Sunnis Allege Coercion

As turnout levels in Sunni areas remain unclear, some claim they were pressured to vote, others that they were told not to.

Sunnis Allege Coercion

As turnout levels in Sunni areas remain unclear, some claim they were pressured to vote, others that they were told not to.

Friday, 18 November, 2005

Some people in the largely Sunni west of Iraq are complaining that United States troops tried to coerce them into taking part in the January 30 elections.

People in the town of Ramadi, about 100 kilometres west of Baghdad in the Anbar governorate, said they felt that raids conducted by US troops prior to the election were part of an effort to force people to go to the polls.

“They arrested us on January 29 and released us in January 30,” said Fahmi Abid al-Dlemi, a Ramadi resident. “Afterwards, they asked us whether we were going to vote, and we told them we were.”

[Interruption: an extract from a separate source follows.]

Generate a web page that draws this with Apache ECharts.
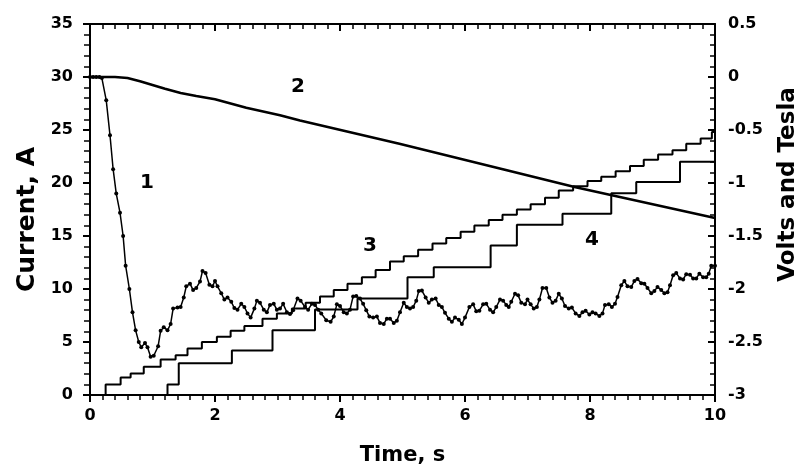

Haitham al-Harithi, a university student in Ramadi, told a similar story, “After seizing us, they said they'd release us if we agreed to go and cast our ballots.”

US and Iraqi officials worry that a low turnout among the Sunnis – who account for about one in five of the population - could cast doubt on the election’s legitimacy.

Several Sunni parties boycotted the poll on the grounds either that instability in the “Sunni triangle” would prevent a fair election, or that no vote could count as legitimate as long as Coalition troops were stationed in the country.

Such is the level of suspicion about the election that while some are alleging that Sunni voters were pressured to vote against their will, others are claiming there was a concerted effort to stop them going to the polls. Those who favour the latter theory cite reports that Sunni voters in Samawa were intimidated by election workers, as well as the logistical errors that led to a shortage of ballots in ethnically mixed cities such as Mosul and Kirkuk.

Preliminary results show that expectedly high numbers of voters turned out in some Sunni cities such as Baaqubah, northeast of Baghdad. In other places such as Baghdad’s al-Azamiya neighbourhood, most polling stations did not open at all.

Final turnout figures are not expected to be released for several more days.

Few voters turned out in Fallujah, the town west of Baghdad which US troops stormed in November in a bid to crush insurgents. Hundreds of thousands of residents were displaced by the fighting and now reside in makeshift camps just outside the town.

Eisa Abdullah, a camp resident who was among those who did decide to vote, said, “We have been suffering a bad situation since we lost our homes and belongings, but we took part in order to vote for the constitution and to support the democratic process.”

Abu Junaid al-Kubaissi, a displaced Fallujah resident living in Baghdad, could have cast his ballot in the capital, as Iraq’s electoral commission had made provision for such cases. But he says he didn’t bother, and he doesn’t care who wins, either.

“This government makes promises without doing anything, just as they promised to rebuild Fallujah,” he said.

Dawood Salman is an IWPR trainee journalist in Iraq.